La esperanza del cristiano no es cualquier tipo de esperanza, porque no es el fruto de nuestras propias fuerzas. Es un regalo que el Espíritu Santo derrama en lo más profundo de nuestro ser, porque, en el camino que se recorre desde la paciencia hasta la excelencia de la virtud, surge la esperanza, que es más alta. San Pablo lo explica así, en la Carta a los Romanos (5,5): “La esperanza no defrauda, porque el amor de Dios ha sido derramado en nuestros corazones, por medio del Espíritu Santo que se nos ha dado”.

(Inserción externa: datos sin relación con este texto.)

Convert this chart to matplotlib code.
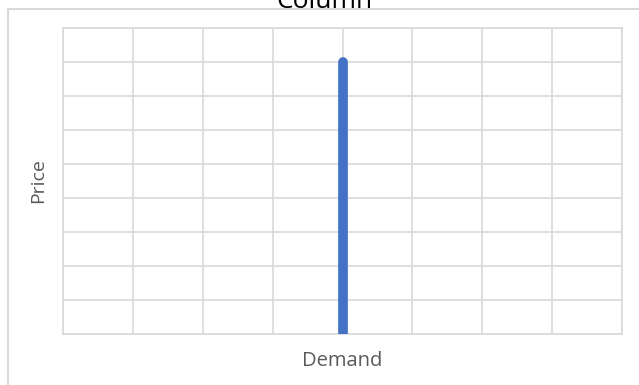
import matplotlib.pyplot as plt
from matplotlib.lines import Line2D

# perfectly inelastic demand: one quantity at every price
demand = [40, 40]
price = [0, 80]
x_ticks = [0, 10, 20, 30, 40, 50, 60, 70, 80]
y_ticks = [0, 10, 20, 30, 40, 50, 60, 70, 80, 90]

W, H = 639, 385
fig = plt.figure(figsize=(W / 100, H / 100), dpi=100)
plt.rcParams['font.family'] = ['Open Sans', 'DejaVu Sans']

grey = '#D9D9D9'
text_grey = '#595959'

# chart area frame (left and top edges only)
fig.add_artist(Line2D([8 / W, 8 / W], [0, 1 - 9 / H], transform=fig.transFigure, color=grey, lw=1.5))
fig.add_artist(Line2D([8 / W, 1], [1 - 9 / H, 1 - 9 / H], transform=fig.transFigure, color=grey, lw=1.5))

fig.text(324 / W, 1 - 8 / H, "Column", ha='center', va='baseline', fontsize=19, color='black')

ax = fig.add_axes([63 / W, (H - 334) / H, (622 - 63) / W, (334 - 28) / H])
ax.plot(demand, price, color='#4472C4', lw=7, solid_capstyle='round', zorder=3)

ax.set_xlim(x_ticks[0], x_ticks[-1])
ax.set_ylim(y_ticks[0], y_ticks[-1])
ax.set_xticks(x_ticks)
ax.set_yticks(y_ticks)
ax.tick_params(length=0, labelbottom=False, labelleft=False)
ax.grid(True, color=grey, lw=1.2)
ax.set_axisbelow(True)
for s in ax.spines.values():
    s.set_color(grey)
    s.set_linewidth(1.2)

ax.set_xlabel("Demand", fontsize=14.5, color=text_grey, va='center')
ax.xaxis.set_label_coords(0.5, -(361 - 334) / 306)
ax.set_ylabel("Price", fontsize=14, color=text_grey, va='center')
ax.yaxis.set_label_coords(-(63 - 38) / 559, 0.5)

fig.savefig("out.png", dpi=100)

San Pablo mira a la esperanza como algo que no brota de la acumulación de méritos; es una virtud mucho más grande. Si la paciencia y la excelencia de la virtud son frutos que nacen del esfuerzo y la buena disposición en las dificultades, la esperanza, como virtud teologal, ha sido depositada en nosotros en el Bautismo, como don de Dios, y no está ligada a las emociones ni a la lógica del mundo material.

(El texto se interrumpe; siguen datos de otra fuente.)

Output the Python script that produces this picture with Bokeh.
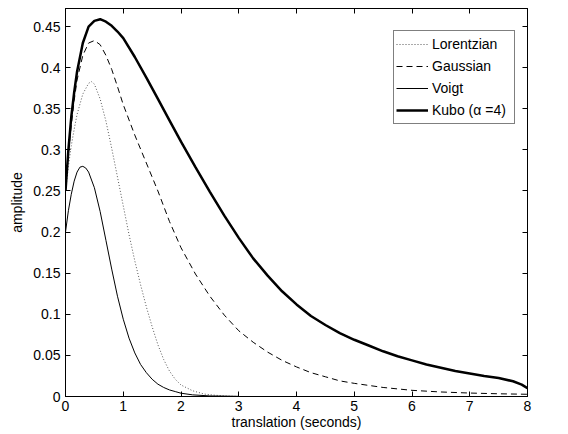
from bokeh.plotting import figure
from bokeh.models import Range1d, FixedTicker, LinearAxis, Legend, LegendItem, CustomLabelingPolicy
from bokeh.embed import file_html
from bokeh.resources import INLINE

# ---- data ----
lor_x = [0, 0.05, 0.1, 0.15, 0.2, 0.3, 0.4, 0.45, 0.5, 0.6, 0.7, 0.8, 0.9, 1.0, 1.1, 1.2, 1.3, 1.4, 1.5, 1.6, 1.7, 1.8, 1.9, 2.0, 2.2, 2.4, 2.6, 2.8, 3.0]
lor_y = [0.25, 0.28, 0.305, 0.325, 0.343, 0.368, 0.381, 0.383, 0.38, 0.362, 0.335, 0.302, 0.267, 0.232, 0.197, 0.165, 0.136, 0.109, 0.085, 0.063, 0.045, 0.031, 0.021, 0.014, 0.007, 0.003, 0.0015, 0.0005, 0.0]

gau_x = [0, 0.05, 0.1, 0.15, 0.2, 0.3, 0.4, 0.5, 0.6, 0.7, 0.8, 0.9, 1.0, 1.2, 1.4, 1.6, 1.8, 2.0, 2.25, 2.5, 2.75, 3.0, 3.25, 3.5, 3.75, 4.0, 4.25, 4.5, 4.75, 5.0, 5.5, 6.0, 6.5, 7.0, 7.5, 8.0]
gau_y = [0.25, 0.295, 0.33, 0.36, 0.385, 0.415, 0.43, 0.433, 0.428, 0.415, 0.398, 0.377, 0.355, 0.318, 0.284, 0.25, 0.213, 0.181, 0.149, 0.122, 0.099, 0.08, 0.066, 0.054, 0.044, 0.036, 0.029, 0.024, 0.019, 0.016, 0.011, 0.0075, 0.0055, 0.0042, 0.0033, 0.0027]

voi_x = [0, 0.05, 0.1, 0.15, 0.2, 0.25, 0.3, 0.35, 0.4, 0.5, 0.6, 0.7, 0.8, 0.9, 1.0, 1.1, 1.2, 1.3, 1.4, 1.5, 1.6, 1.7, 1.8, 1.9, 2.0, 2.2, 2.5, 3.0]
voi_y = [0.2, 0.226, 0.246, 0.262, 0.273, 0.279, 0.28, 0.278, 0.273, 0.254, 0.225, 0.19, 0.155, 0.122, 0.094, 0.071, 0.053, 0.039, 0.029, 0.021, 0.015, 0.011, 0.008, 0.006, 0.004, 0.002, 0.0007, 0.0002]

kub_x = [0, 0.05, 0.1, 0.15, 0.2, 0.3, 0.4, 0.5, 0.6, 0.7, 0.8, 0.9, 1.0, 1.2, 1.4, 1.6, 1.8, 2.0, 2.25, 2.5, 2.75, 3.0, 3.25, 3.5, 3.75, 4.0, 4.25, 4.5, 4.75, 5.0, 5.25, 5.5, 5.75, 6.0, 6.25, 6.5, 6.75, 7.0, 7.25, 7.5, 7.75, 7.9, 8.0]
kub_y = [0.25, 0.3, 0.34, 0.37, 0.395, 0.43, 0.45, 0.457, 0.459, 0.456, 0.451, 0.444, 0.436, 0.413, 0.388, 0.362, 0.336, 0.31, 0.279, 0.249, 0.22, 0.193, 0.168, 0.147, 0.128, 0.112, 0.098, 0.087, 0.077, 0.069, 0.062, 0.055, 0.049, 0.044, 0.039, 0.035, 0.031, 0.028, 0.025, 0.0225, 0.0185, 0.0145, 0.010]

x_ticks = [0, 1, 2, 3, 4, 5, 6, 7, 8]
y_ticks = [0, 0.05, 0.1, 0.15, 0.2, 0.25, 0.3, 0.35, 0.4, 0.45]
y_tick_labels = ["0", "0.05", "0.1", "0.15", "0.2", "0.25", "0.3", "0.35", "0.4", "0.45"]

labels = ["Lorentzian", "Gaussian", "Voigt", "Kubo (\u03b1 =4)"]

FONT = "Liberation Sans"

p = figure(width=568, height=434, output_backend="svg", toolbar_location=None,
           x_range=Range1d(0, 8), y_range=Range1d(0, 0.472),
           min_border_left=65, min_border_right=41, min_border_top=8, min_border_bottom=38)
p.background_fill_color = "white"
p.border_fill_color = "white"
p.outline_line_color = "black"
p.outline_line_width = 1
p.xgrid.visible = False
p.ygrid.visible = False

r_lor = p.line(lor_x, lor_y, line_color="#555555", line_width=1, line_dash="1 2")
r_gau = p.line(gau_x, gau_y, line_color="black", line_width=1, line_dash="6 4")
r_voi = p.line(voi_x, voi_y, line_color="black", line_width=1)
r_kub = p.line(kub_x, kub_y, line_color="black", line_width=2.5)

def style(ax, show_labels):
    ax.major_tick_in = 5
    ax.major_tick_out = 0
    ax.minor_tick_in = 0
    ax.minor_tick_out = 0
    ax.axis_line_color = "black"
    ax.major_tick_line_color = "black"
    ax.major_label_text_font = FONT
    ax.major_label_text_color = "black"
    ax.axis_label_text_font = FONT
    ax.axis_label_text_font_style = "normal"
    ax.axis_label_text_color = "black"
    if show_labels:
        ax.major_label_text_font_size = "14px"
        ax.axis_label_text_font_size = "14px"
    else:
        ax.major_label_text_font_size = "1px"
        ax.major_label_standoff = 0
        ax.major_label_policy = CustomLabelingPolicy(
            code="for (const i of indices) { indices.unset(i) } return indices")

xa = p.xaxis[0]
xa.ticker = FixedTicker(ticks=x_ticks)
xa.axis_label = "translation (seconds)"
style(xa, True)
xa.major_label_standoff = 4
xa.axis_label_standoff = 0

ya = p.yaxis[0]
ya.ticker = FixedTicker(ticks=y_ticks)
ya.major_label_overrides = {t: s for t, s in zip(y_ticks, y_tick_labels)}
ya.axis_label = "amplitude"
style(ya, True)
ya.major_label_standoff = 5
ya.axis_label_standoff = 5

top = LinearAxis(ticker=FixedTicker(ticks=x_ticks))
style(top, False)
p.add_layout(top, "above")
right = LinearAxis(ticker=FixedTicker(ticks=y_ticks))
style(right, False)
p.add_layout(right, "right")

legend = Legend(items=[LegendItem(label=labels[0], renderers=[r_lor]),
                       LegendItem(label=labels[1], renderers=[r_gau]),
                       LegendItem(label=labels[2], renderers=[r_voi]),
                       LegendItem(label=labels[3], renderers=[r_kub])],
                location=(328, 272))
legend.label_text_font = FONT
legend.label_text_font_size = "14px"
legend.label_text_color = "black"
legend.glyph_width = 32
legend.glyph_height = 22
legend.label_height = 22
legend.label_width = 80
legend.spacing = 0
legend.padding = 2
legend.margin = 0
legend.label_standoff = 4
legend.border_line_color = "black"
legend.border_line_width = 1
legend.background_fill_color = "white"
legend.background_fill_alpha = 1
p.add_layout(legend, "center")

open("out.html", "w").write(file_html(p, INLINE))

Cuando la esperanza llega a nuestras vidas y nos hacemos conscientes de este don, ya no vivimos de lo pasajero y de lo meramente humano; gracias a este gran regalo, es posible pensar con esperanza, sentir con esperanza, querer y amar con esperanza, porque permitimos que nuestra existencia quede empapada de ella.
La esperanza verdadera no es simplemente un consuelo o un ideal. Es una certeza de vida, un ancla en medio de la dificultad. Nos ayuda a caminar por la vida con la seguridad de que todo tiene un propósito, de que nada es inútil, incluso los caminos que no elegimos y que pueden llevarnos a una plenitud en Dios.

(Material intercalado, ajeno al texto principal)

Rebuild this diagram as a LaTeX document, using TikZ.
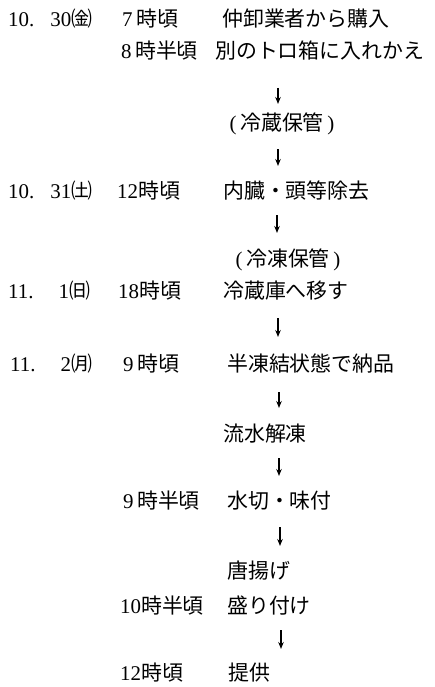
\documentclass[tikz,border=0pt]{standalone}
\usepackage{fontspec}
\setmainfont{Liberation Serif}
\newfontfamily\jp{Noto Sans CJK JP}
\usetikzlibrary{arrows.meta}
\begin{document}
\begin{tikzpicture}[x=1bp,y=-1bp,
  txt/.style={anchor=west,inner sep=0pt,font=\fontsize{21}{25}\selectfont},
  ctr/.style={anchor=center,inner sep=0pt,font=\fontsize{21}{25}\selectfont},
  arr/.style={line width=1.2bp,-{Stealth[length=7bp,width=5.5bp]}}]
\useasboundingbox[fill=white] (0,0) rectangle (435,687);
% row 1
\node[txt] (d1) at (8,19) {10.\hspace{16bp}30{\jp ㈮}};
\node[txt] (t1) at (122,19) {7\,{\jp 時頃}};
\node[txt] (s1) at (222,19) {\jp 仲卸業者から購入};
% row 2
\node[txt] (t2) at (121,51) {8\,{\jp 時半頃}};
\node[txt] (s2) at (215,51) {\jp 別のトロ箱に入れかえ};
\coordinate (a1s) at (278,88); \coordinate (a1e) at (278,104);
\draw[arr] (a1s) -- (a1e);
\node[ctr] (p1) at (282,124) {(\,{\jp 冷蔵保管}\,)};
\coordinate (a2s) at (278,149); \coordinate (a2e) at (278,166);
\draw[arr] (a2s) -- (a2e);
% row 3
\node[txt] (d3) at (8,191) {10.\hspace{16bp}31{\jp ㈯}};
\node[txt] (t3) at (117,191) {12{\jp 時頃}};
\node[txt] (s3) at (223,191) {\jp 内臓・頭等除去};
\coordinate (a3s) at (277,215); \coordinate (a3e) at (277,233);
\draw[arr] (a3s) -- (a3e);
\node[ctr] (p2) at (288,260) {(\,{\jp 冷凍保管}\,)};
% row 4
\node[txt] (d4) at (8,291) {11.\hspace{25bp}1{\jp ㈰}};
\node[txt] (t4) at (118,291) {18{\jp 時頃}};
\node[txt] (s4) at (223,291) {\jp 冷蔵庫へ移す};
\coordinate (a4s) at (278,318); \coordinate (a4e) at (278,337);
\draw[arr] (a4s) -- (a4e);
% row 5
\node[txt] (d5) at (10,364) {11.\hspace{25bp}2{\jp ㈪}};
\node[txt] (t5) at (123,364) {9\,{\jp 時頃}};
\node[txt] (s5) at (227,364) {\jp 半凍結状態で納品};
\coordinate (a5s) at (279,392); \coordinate (a5e) at (279,408);
\draw[arr] (a5s) -- (a5e);
\node[txt] (s6) at (223,434) {\jp 流水解凍};
\coordinate (a6s) at (279,458); \coordinate (a6e) at (279,476);
\draw[arr] (a6s) -- (a6e);
% row 6
\node[txt] (t7) at (123,501) {9\,{\jp 時半頃}};
\node[txt] (s7) at (227,501) {\jp 水切・味付};
\coordinate (a7s) at (280,527); \coordinate (a7e) at (280,546);
\draw[arr] (a7s) -- (a7e);
\node[txt] (s8) at (227,571) {\jp 唐揚げ};
% row 7
\node[txt] (t9) at (120,606) {10{\jp 時半頃}};
\node[txt] (s9) at (227,606) {\jp 盛り付け};
\coordinate (a8s) at (281,630); \coordinate (a8e) at (281,649);
\draw[arr] (a8s) -- (a8e);
% row 8
\node[txt] (t10) at (120,673) {12{\jp 時頃}};
\node[txt] (s10) at (228,673) {\jp 提供};
\end{tikzpicture}
\end{document}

Cuando la tribulación toca nuestras vidas y las seguridades se tambalean, pareciera que Dios nos está invitando a hacer un retiro espiritual; es tiempo de detenernos, reflexionar y preguntarnos: ¿Estoy viviendo conforme a la voluntad de Dios o según mi voluntad? Porque, en realidad, vivimos de Dios, sostenidos por la certeza de que su amor nos envuelve, aunque todo parezca oscurecerse. El don de la esperanza es la promesa de que no estamos solos, de que el amor de Dios, derramado por el Espíritu Santo, nos sostiene: “Todo lo puedo en aquel que me fortalece” (Fil. 4, 13).